России же после объявления мобилизации сложно было её начать и непросто остановить. На "техническую невозможность" демобилизации в Петербурге и напирали, однако не так уж, вообще-то, и сложно было нашу мобилизацию – при желании – свернуть даже после того, как она началась. Ведь к полудню 1 августа объявленная утром 31 июля мобилизация ещё не вышла из стадии освоения мобилизационных предписаний должностными лицами и получения ими мобилизационных сумм.

Приостановить ещё не начавшиеся сборы запасных было возможно, но не для сановного Нью-Бердичева.

Потом – после войны – было много споров о том, можно ли было избежать войны, не поторопились ли в Берлине с последним ультиматумом. Спорили немцы-социалисты Бернштейн и Каутский, перебирали варианты наш Тарле и немец Дельбрюк, но значение имел лишь тот факт, что война была решена не в Берлине и не в Санкт-Петербурге. Сараевские выстрелы лишь произвели сербы, а подготовили для них почву да-а-а-леко не они.

Война была решена, и русскую махину раскручивали вовсе не для того, чтобы в последний момент её остановить…

В семь вечера граф Пурталес вновь вошёл в кабинет Сазонова. Было видно, что посол Германии сильно волнуется.

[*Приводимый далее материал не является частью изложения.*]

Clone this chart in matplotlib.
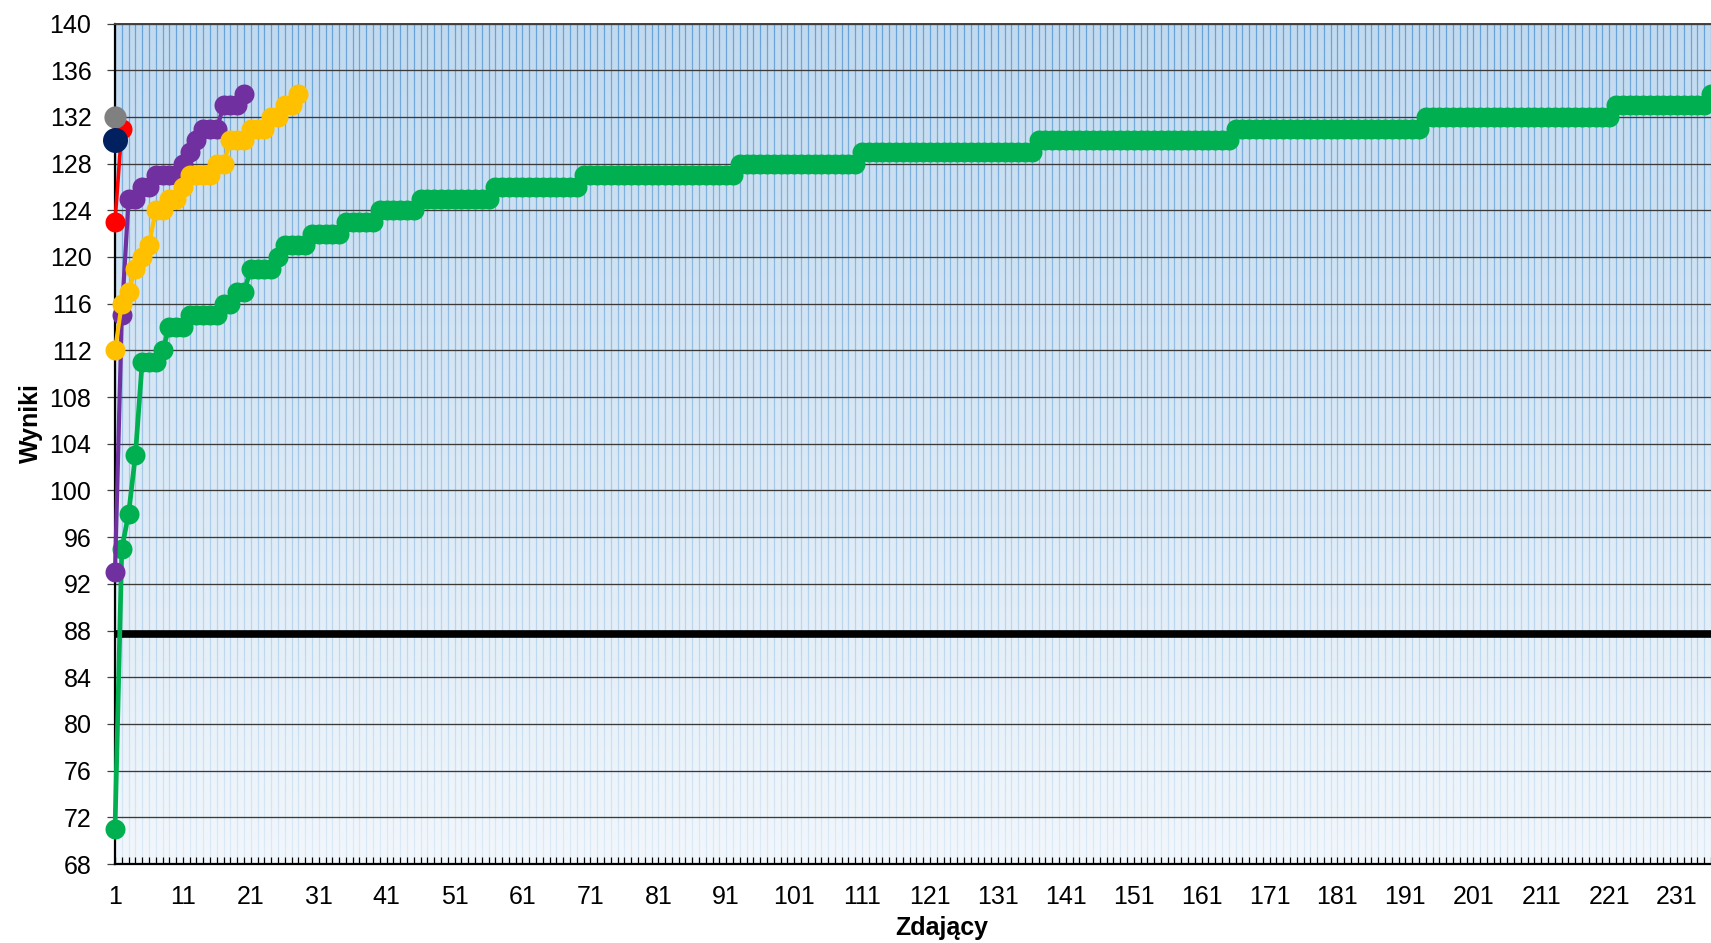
import numpy as np
import matplotlib
matplotlib.use("Agg")
import matplotlib.pyplot as plt
from matplotlib.ticker import FixedLocator, MultipleLocator

plt.rcParams["font.family"] = ["Liberation Sans", "DejaVu Sans"]

# scores sorted ascending, one entry per candidate
green_scores = [
    71, 95, 98, 103, 111, 111, 111, 112, 114, 114, 114,
    115, 115, 115, 115, 115, 116, 116, 117, 117,
    119, 119, 119, 119, 120, 121, 121, 121, 121,
    122, 122, 122, 122, 122, 123, 123, 123, 123, 123,
    124, 124, 124, 124, 124, 124,
    125, 125, 125, 125, 125, 125, 125, 125, 125, 125, 125,
    126, 126, 126, 126, 126, 126, 126, 126, 126, 126, 126, 126, 126,
    127, 127, 127, 127, 127, 127, 127, 127, 127, 127, 127, 127,
    127, 127, 127, 127, 127, 127, 127, 127, 127, 127, 127,
    128, 128, 128, 128, 128, 128, 128, 128, 128,
    128, 128, 128, 128, 128, 128, 128, 128, 128,
    129, 129, 129, 129, 129, 129, 129, 129, 129, 129, 129, 129, 129,
    129, 129, 129, 129, 129, 129, 129, 129, 129, 129, 129, 129, 129,
    130, 130, 130, 130, 130, 130, 130, 130, 130, 130, 130, 130, 130, 130, 130,
    130, 130, 130, 130, 130, 130, 130, 130, 130, 130, 130, 130, 130, 130,
    131, 131, 131, 131, 131, 131, 131, 131, 131, 131, 131, 131, 131, 131,
    131, 131, 131, 131, 131, 131, 131, 131, 131, 131, 131, 131, 131, 131,
    132, 132, 132, 132, 132, 132, 132, 132, 132, 132, 132, 132, 132, 132,
    132, 132, 132, 132, 132, 132, 132, 132, 132, 132, 132, 132, 132, 132,
    133, 133, 133, 133, 133, 133, 133, 133, 133, 133, 133, 133, 133, 133,
    134,
]
purple_scores = [93, 115, 125, 125, 126, 126, 127, 127, 127, 127,
                 128, 129, 130, 131, 131, 131, 133, 133, 133, 134]
yellow_scores = [112, 116, 117, 119, 120, 121, 124, 124, 125, 125,
                 126, 127, 127, 127, 127, 128, 128, 130, 130, 130,
                 131, 131, 131, 132, 132, 133, 133, 134]
red_scores = [123, 131]
gray_scores = [132]
navy_scores = [130]
threshold = 87.7

y_ticks = list(range(68, 141, 4))
x_labels = list(range(1, 232, 10))

W, H = 1711, 943
fig = plt.figure(figsize=(W / 100, H / 100), dpi=100)
ax = fig.add_axes([115 / W, 79 / H, 1596 / W, 840.5 / H])

n = len(green_scores)
cats = np.arange(1, n + 1)

# plot area: blue base, vertical category lines, fading white overlay
ax.set_facecolor("#BDD7EE")
ax.vlines(cats, 68, 140, color="#5B9BD5", lw=0.9, zorder=0.5)
fade = np.ones((256, 1, 4))
fade[:, 0, 3] = np.linspace(0.8, 0.08, 256)
ax.imshow(fade, extent=(1, n, 68, 140), origin="lower", aspect="auto",
          zorder=0.8, interpolation="bilinear")

ax.set_axisbelow("line")
ax.grid(axis="y", color="#3a3a3a", lw=0.95)

ax.plot(cats, [threshold] * n, color="black", lw=5.5, zorder=2, solid_capstyle="butt")

series = [
    (green_scores, "#00B050", 14.4, 3.4),
    (purple_scores, "#7030A0", 14.4, 3.0),
    (yellow_scores, "#FFC000", 14.4, 3.0),
    (red_scores, "#FF0000", 14.4, 2.6),
    (gray_scores, "#808080", 16.0, 2.6),
    (navy_scores, "#002060", 18.0, 2.6),
]
for z, (vals, col, ms, lw) in enumerate(series):
    x = np.arange(1, len(vals) + 1)
    ax.plot(x, vals, color=col, lw=lw, marker="o", ms=ms, mec=col, mew=0,
            zorder=3 + z, clip_on=False)

ax.set_xlim(1, n)
ax.set_ylim(68, 140)
ax.set_yticks(y_ticks)
ax.xaxis.set_major_locator(FixedLocator(x_labels))
ax.xaxis.set_minor_locator(MultipleLocator(1))

ax.tick_params(axis="x", which="both", direction="in", length=5, width=0.9,
               color="black", labelsize=18, pad=15)
ax.tick_params(axis="y", direction="out", length=6, width=0.9,
               color="#404040", labelsize=18, pad=11)

for side in ("left", "bottom"):
    ax.spines[side].set_color("black")
    ax.spines[side].set_linewidth(1.6)
ax.spines["top"].set_color("#404040")
ax.spines["top"].set_linewidth(1.4)
ax.spines["right"].set_visible(False)

ax.set_ylabel("Wyniki", fontsize=18, fontweight="bold")
ax.set_xlabel("Zdający", fontsize=18, fontweight="bold")
ax.yaxis.set_label_coords(-0.045, 0.525)
ax.xaxis.set_label_coords(0.518, -0.062)
ax.xaxis.label.set_va("top")

fig.savefig("out.png", dpi=100)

Прямо с порога он задал вопрос:

– Готово ли русское правительство дать благоприятный ответ на ультиматум Германии?

– Нет, мы не можем отменить общую мобилизацию, но по-прежнему расположены к переговорам для разрешения спора мирным путём…

– Господин министр, я опять спрашиваю, готово ли русское правительство дать благоприятный ответ на ультиматум Германии? Я хотел бы указать на тяжёлые последствия, которые повлечёт за собою ваш отказ считаться с этим германским требованием…

– Нет, господин посол, мобилизацию не остановить.

Пурталес вынул из кармана сложенный лист бумаги и дрогнувшим голосом произнёс:

– Итак, я спрашиваю в третий раз, господин министр: готово ли русское правительство дать благоприятный ответ на ультиматум Германии?